Wed Apr 4 06:23:56 UTC 2018

Ciao,

First of all, I'm not sure I can consider this a bug report; therefor I
reply on the gmp-discuss list.

Il Mar, 27 Marzo 2018 1:22 am, Rock Brentwood ha scritto:
> It may be possible to eliminate the need for a "basecase" (except for 1x1
> limb multiplication, of course) by including codelets for Toom21, Toom31,
> Toom41, Toom61, Toom81, etc.

What do you mean with ToomN1?

In my understanding, Toom means:
 - looking at operands as polynomials,
 - evaluate in a given set of points,
 - operate (multiply) on evaluations,
 - interpolate to obtain the result.

Let's consider Toom-6x1.
We have Toom-4x3, 6 multiplications and some linear algebra, instead of
4*3=12 multiplications.
We have Toom-5x2, 6 multiplications and similar linear algebra, instead of
5*2=10 multiplications. The more the operands are unbalanced, the less
Toom is an improvement.
What about Toom-6x1? Why should we add complex linear algebra, if we can
directly multiply the 6 slices of the longer operand by the single part of
the shorter one?

Why do you skip N=5 and N=7?

> In many cases, the recursive decompositions
> done through these codelets will end up falling *back* into the other
> codelets!

Also here, I'm not sure I understand. Assume Toom-4x1 recursion falls into
the Toom-2x2 range... isn't it better to directly use Toom-4x2 twice? The
latter is the strategy used by current GMP. Look e.g. at the code in
mpn/generic/mul.c, the lines around the following code:

  while (un >= 3 * vn)
    {
      mpn_toom42_mul (ws, up, 2 * vn, vp, vn, scratch);
      un -= 2 * vn;
      up += 2 * vn;
      ....

Another option can be exploiting the invariance of the short operand when
slices of the longer one are handled; the idea is older, but about that
subject I can suggest the paper by Alberto Zanoni "Iterative Toom-Cook
methods for very unbalanced long integer multiplication".

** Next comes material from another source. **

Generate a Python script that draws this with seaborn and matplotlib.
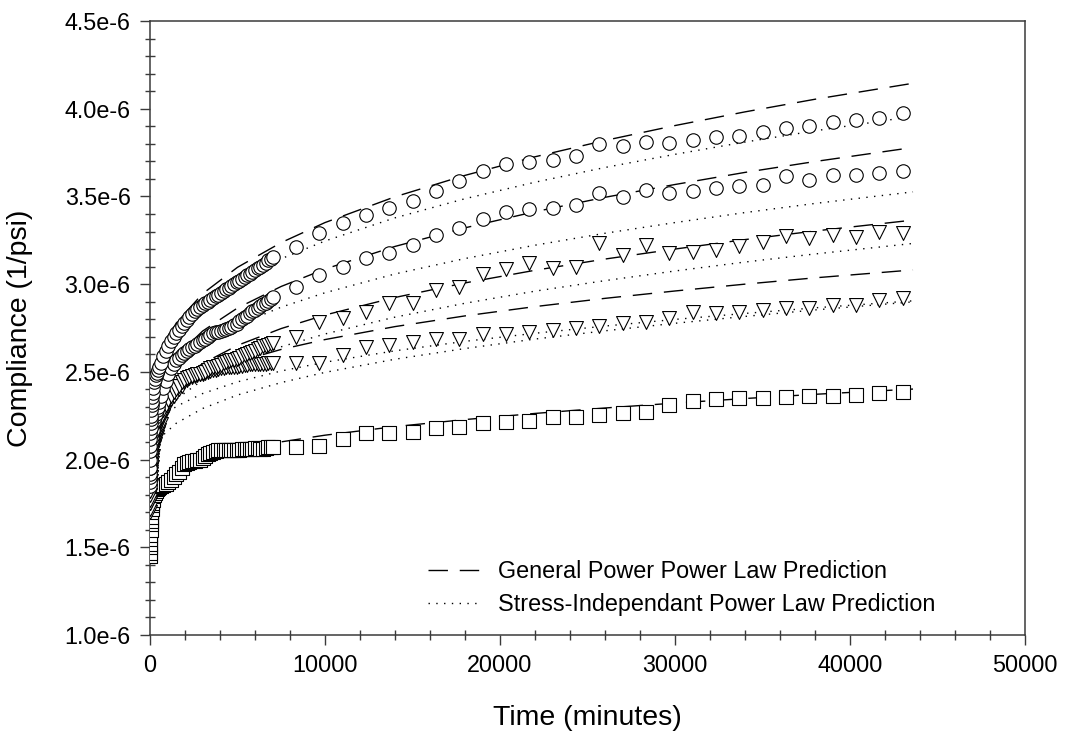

> I included an ASCII picture showing the cut-off points for multiplication
> that uses Toom11 (O) Toom21 (.) and Toom22 (o). Hopefully the mailer will
> not cut off the diagram.
>
> In some places (:), a balance point between Toom21 and Toom22 is reached.

I cut a 10x10 portion.

- 1234567890
1 O.........
2 .o........
3 ..oo..:...
4 ..oo:.....
5 ...:oooo..
6 ....oooo:.
7 ..:.ooooo.
8 ....ooooo:
9 .....:oooo
0 .......:oo

How do you apply Toom-2x2 in the 7x3 case? Where one operand is more than
twice as long as the other one?

Did you derive your picture from some implementation or it is only
theoretical? In the latter case, what does your theory count? And when do
you consider that an algorithm is better than another one?

Ĝis,
m

-- 
http://bodrato.it/software/toom.html